> **EXERCISE DIRECTIONS**
Copy exactly, and only, the lines below from the first through the one containing "return x / W", both included; pictures are omitted.

==========

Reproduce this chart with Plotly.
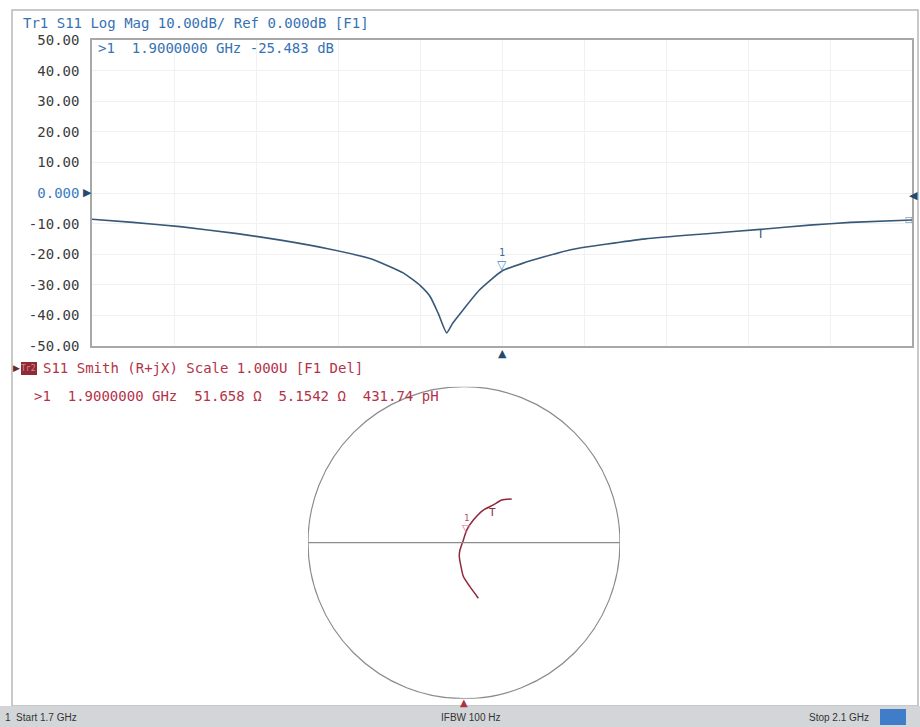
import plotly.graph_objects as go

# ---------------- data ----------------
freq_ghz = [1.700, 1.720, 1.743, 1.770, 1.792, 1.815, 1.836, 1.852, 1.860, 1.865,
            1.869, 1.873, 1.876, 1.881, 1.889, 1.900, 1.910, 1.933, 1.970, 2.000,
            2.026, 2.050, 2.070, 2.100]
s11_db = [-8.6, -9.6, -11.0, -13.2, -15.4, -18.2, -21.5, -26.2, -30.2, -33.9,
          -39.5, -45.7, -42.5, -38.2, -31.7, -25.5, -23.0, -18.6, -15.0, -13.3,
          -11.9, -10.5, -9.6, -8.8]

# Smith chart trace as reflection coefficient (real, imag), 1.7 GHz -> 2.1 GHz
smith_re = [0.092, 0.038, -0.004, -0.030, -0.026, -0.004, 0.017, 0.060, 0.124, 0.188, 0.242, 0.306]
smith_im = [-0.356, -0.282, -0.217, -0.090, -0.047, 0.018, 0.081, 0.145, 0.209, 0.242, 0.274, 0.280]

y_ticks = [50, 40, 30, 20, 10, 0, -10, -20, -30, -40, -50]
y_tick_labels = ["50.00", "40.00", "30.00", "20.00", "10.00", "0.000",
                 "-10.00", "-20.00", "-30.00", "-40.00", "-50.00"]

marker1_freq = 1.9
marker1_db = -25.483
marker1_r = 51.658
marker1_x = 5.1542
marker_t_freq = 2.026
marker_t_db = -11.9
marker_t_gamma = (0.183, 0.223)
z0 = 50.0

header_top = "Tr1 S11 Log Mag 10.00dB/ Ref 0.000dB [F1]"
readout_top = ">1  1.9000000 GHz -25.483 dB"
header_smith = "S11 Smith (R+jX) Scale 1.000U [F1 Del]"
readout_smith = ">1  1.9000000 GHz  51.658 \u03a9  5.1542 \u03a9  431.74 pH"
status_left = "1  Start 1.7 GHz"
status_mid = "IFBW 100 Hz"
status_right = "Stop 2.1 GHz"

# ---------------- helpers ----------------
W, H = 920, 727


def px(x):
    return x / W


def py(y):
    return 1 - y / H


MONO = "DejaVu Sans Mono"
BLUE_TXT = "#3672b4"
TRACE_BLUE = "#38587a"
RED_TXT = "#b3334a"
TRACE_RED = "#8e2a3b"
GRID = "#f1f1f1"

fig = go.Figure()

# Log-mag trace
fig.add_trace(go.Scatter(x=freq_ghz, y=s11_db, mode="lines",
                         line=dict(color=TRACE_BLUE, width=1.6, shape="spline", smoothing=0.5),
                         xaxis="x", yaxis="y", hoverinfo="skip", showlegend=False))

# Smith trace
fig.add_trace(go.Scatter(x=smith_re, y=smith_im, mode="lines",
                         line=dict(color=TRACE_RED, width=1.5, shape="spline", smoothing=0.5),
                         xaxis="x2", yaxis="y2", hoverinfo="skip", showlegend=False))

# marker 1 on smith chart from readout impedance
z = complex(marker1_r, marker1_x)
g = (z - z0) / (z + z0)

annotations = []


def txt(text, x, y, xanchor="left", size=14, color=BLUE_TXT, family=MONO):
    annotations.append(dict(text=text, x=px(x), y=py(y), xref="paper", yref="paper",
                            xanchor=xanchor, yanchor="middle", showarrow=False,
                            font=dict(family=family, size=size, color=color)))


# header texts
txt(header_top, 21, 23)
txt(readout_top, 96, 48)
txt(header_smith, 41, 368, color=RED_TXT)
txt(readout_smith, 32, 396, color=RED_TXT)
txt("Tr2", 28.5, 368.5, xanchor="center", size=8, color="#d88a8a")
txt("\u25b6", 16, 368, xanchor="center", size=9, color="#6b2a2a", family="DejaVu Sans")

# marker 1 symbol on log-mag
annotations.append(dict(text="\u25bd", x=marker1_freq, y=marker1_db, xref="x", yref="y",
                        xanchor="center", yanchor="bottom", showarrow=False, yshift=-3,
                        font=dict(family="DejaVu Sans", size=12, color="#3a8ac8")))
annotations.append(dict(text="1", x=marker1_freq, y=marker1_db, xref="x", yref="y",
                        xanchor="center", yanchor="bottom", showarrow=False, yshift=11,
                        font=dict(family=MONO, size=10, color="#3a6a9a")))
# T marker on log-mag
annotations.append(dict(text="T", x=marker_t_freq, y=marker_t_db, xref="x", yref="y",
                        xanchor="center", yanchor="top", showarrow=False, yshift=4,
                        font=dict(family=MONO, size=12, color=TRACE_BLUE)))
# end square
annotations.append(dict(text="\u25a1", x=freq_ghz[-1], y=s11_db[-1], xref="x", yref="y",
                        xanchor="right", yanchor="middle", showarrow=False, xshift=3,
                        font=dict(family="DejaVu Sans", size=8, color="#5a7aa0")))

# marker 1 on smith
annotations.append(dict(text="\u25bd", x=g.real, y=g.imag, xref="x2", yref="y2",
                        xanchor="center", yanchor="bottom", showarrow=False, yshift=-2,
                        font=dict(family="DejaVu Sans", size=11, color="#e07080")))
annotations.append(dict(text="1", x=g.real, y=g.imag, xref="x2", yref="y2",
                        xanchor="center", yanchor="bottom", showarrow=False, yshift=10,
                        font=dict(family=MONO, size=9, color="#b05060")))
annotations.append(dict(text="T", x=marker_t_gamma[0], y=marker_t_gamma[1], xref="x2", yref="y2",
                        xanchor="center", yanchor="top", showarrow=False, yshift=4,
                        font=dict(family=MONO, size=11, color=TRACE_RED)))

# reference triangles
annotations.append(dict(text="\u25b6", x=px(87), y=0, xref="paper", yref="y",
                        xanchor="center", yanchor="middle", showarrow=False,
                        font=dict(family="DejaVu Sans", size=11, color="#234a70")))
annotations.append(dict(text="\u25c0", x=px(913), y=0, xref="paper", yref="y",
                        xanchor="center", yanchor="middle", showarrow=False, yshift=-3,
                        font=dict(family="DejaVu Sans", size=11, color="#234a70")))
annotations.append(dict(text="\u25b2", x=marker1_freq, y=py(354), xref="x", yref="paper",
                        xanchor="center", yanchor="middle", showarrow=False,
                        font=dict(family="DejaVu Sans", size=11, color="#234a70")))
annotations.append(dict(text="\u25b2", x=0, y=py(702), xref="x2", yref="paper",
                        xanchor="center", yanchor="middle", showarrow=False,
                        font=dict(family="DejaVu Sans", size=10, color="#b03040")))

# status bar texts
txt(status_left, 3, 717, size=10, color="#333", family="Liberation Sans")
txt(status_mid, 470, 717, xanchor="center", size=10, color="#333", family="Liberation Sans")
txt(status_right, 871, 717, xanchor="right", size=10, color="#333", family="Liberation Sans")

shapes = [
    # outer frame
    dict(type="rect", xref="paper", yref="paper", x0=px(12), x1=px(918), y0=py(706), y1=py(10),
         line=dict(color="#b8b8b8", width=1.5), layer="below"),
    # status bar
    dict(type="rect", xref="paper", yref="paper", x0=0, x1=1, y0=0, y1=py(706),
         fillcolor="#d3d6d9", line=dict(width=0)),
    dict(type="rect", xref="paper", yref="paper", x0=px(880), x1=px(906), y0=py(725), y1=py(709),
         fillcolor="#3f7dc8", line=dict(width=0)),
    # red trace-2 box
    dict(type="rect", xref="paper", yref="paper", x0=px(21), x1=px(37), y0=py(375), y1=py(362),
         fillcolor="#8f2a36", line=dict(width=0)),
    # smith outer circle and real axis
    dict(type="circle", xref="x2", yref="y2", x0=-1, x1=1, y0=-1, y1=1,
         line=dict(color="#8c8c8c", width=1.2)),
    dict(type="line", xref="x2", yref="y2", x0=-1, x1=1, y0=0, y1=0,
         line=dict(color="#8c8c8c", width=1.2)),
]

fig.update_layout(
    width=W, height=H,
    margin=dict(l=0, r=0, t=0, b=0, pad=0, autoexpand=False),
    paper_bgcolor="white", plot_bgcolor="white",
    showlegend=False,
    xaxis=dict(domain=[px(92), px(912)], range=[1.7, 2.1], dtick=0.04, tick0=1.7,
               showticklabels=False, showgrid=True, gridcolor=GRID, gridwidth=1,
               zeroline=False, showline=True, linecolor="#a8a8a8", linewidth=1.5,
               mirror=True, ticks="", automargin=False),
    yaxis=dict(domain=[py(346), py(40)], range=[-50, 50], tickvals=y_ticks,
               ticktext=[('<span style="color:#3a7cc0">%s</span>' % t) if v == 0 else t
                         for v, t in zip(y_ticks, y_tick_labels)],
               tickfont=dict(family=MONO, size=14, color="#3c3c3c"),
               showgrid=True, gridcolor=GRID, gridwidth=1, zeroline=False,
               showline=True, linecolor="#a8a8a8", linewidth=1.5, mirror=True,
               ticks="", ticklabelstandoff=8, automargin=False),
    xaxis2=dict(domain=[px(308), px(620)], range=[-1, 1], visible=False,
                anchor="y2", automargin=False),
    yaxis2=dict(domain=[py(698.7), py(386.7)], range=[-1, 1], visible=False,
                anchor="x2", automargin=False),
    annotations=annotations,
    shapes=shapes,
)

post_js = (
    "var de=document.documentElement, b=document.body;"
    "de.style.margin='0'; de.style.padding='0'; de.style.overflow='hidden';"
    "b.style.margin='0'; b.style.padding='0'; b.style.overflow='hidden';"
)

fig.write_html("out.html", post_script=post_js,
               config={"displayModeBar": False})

==========

> **EXERCISE OUTPUT**
Reproduce this chart with Plotly.
import plotly.graph_objects as go

# ---------------- data ----------------
freq_ghz = [1.700, 1.720, 1.743, 1.770, 1.792, 1.815, 1.836, 1.852, 1.860, 1.865,
            1.869, 1.873, 1.876, 1.881, 1.889, 1.900, 1.910, 1.933, 1.970, 2.000,
            2.026, 2.050, 2.070, 2.100]
s11_db = [-8.6, -9.6, -11.0, -13.2, -15.4, -18.2, -21.5, -26.2, -30.2, -33.9,
          -39.5, -45.7, -42.5, -38.2, -31.7, -25.5, -23.0, -18.6, -15.0, -13.3,
          -11.9, -10.5, -9.6, -8.8]

# Smith chart trace as reflection coefficient (real, imag), 1.7 GHz -> 2.1 GHz
smith_re = [0.092, 0.038, -0.004, -0.030, -0.026, -0.004, 0.017, 0.060, 0.124, 0.188, 0.242, 0.306]
smith_im = [-0.356, -0.282, -0.217, -0.090, -0.047, 0.018, 0.081, 0.145, 0.209, 0.242, 0.274, 0.280]

y_ticks = [50, 40, 30, 20, 10, 0, -10, -20, -30, -40, -50]
y_tick_labels = ["50.00", "40.00", "30.00", "20.00", "10.00", "0.000",
                 "-10.00", "-20.00", "-30.00", "-40.00", "-50.00"]

marker1_freq = 1.9
marker1_db = -25.483
marker1_r = 51.658
marker1_x = 5.1542
marker_t_freq = 2.026
marker_t_db = -11.9
marker_t_gamma = (0.183, 0.223)
z0 = 50.0

header_top = "Tr1 S11 Log Mag 10.00dB/ Ref 0.000dB [F1]"
readout_top = ">1  1.9000000 GHz -25.483 dB"
header_smith = "S11 Smith (R+jX) Scale 1.000U [F1 Del]"
readout_smith = ">1  1.9000000 GHz  51.658 \u03a9  5.1542 \u03a9  431.74 pH"
status_left = "1  Start 1.7 GHz"
status_mid = "IFBW 100 Hz"
status_right = "Stop 2.1 GHz"

# ---------------- helpers ----------------
W, H = 920, 727


def px(x):
    return x / W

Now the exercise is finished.